The bottle is a distillation of many inspirations, from traditional Japanese shapes, to an embracing of post-war American design (one might see the influence of Raymond Loewy as well as Japanese elegance and simplicity in the bottle’s teardrop silhouette). The innovative double opening, dripless spout was based on a teapot, inverted. This non-drip breakthrough made the vessel ‘table worthy’. The East also meets West in the use of the tough, industrial materials. The bottle is reusable and almost indestructible.
But the really eye opening fact is that this design was perfected over an impressive three year period. Over a hundred prototypes were made. I don’t think this can be put down to a Zen like whimsy. On the contrary, post-war Japan was on an urgent mission to industrialise and design was seen as crucial to the nation’s rebirth. So that three years can be viewed more in the tradition of Thomas Edison, with his thousands of failed light bulbs on the journey to breakthrough. “Ten percent inspiration, ninety percent perspiration” as this inventor defined genius.

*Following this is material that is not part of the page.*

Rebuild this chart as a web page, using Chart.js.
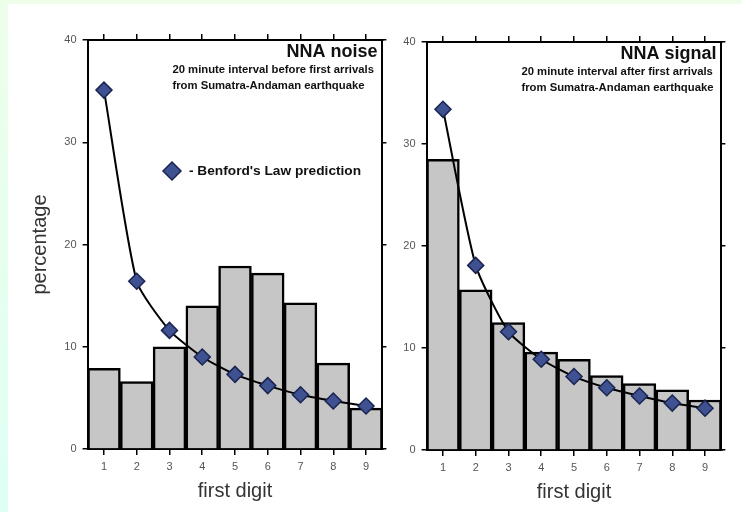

And yet this beautiful and functional bottle is, at the end all that effort, sublime. Not a word one typically hears as a target for design briefs. A fanciful one perhaps? Yet if achieved it makes for great business – 300 million bottles have been sold so far in 70 countries. Would the figure have been as big on a six month timeline? We all like to be busy bees. But perhaps relentless hi rev activity, in truth, only results in a fraction of the worth of work given the proper time to be honed and perfected.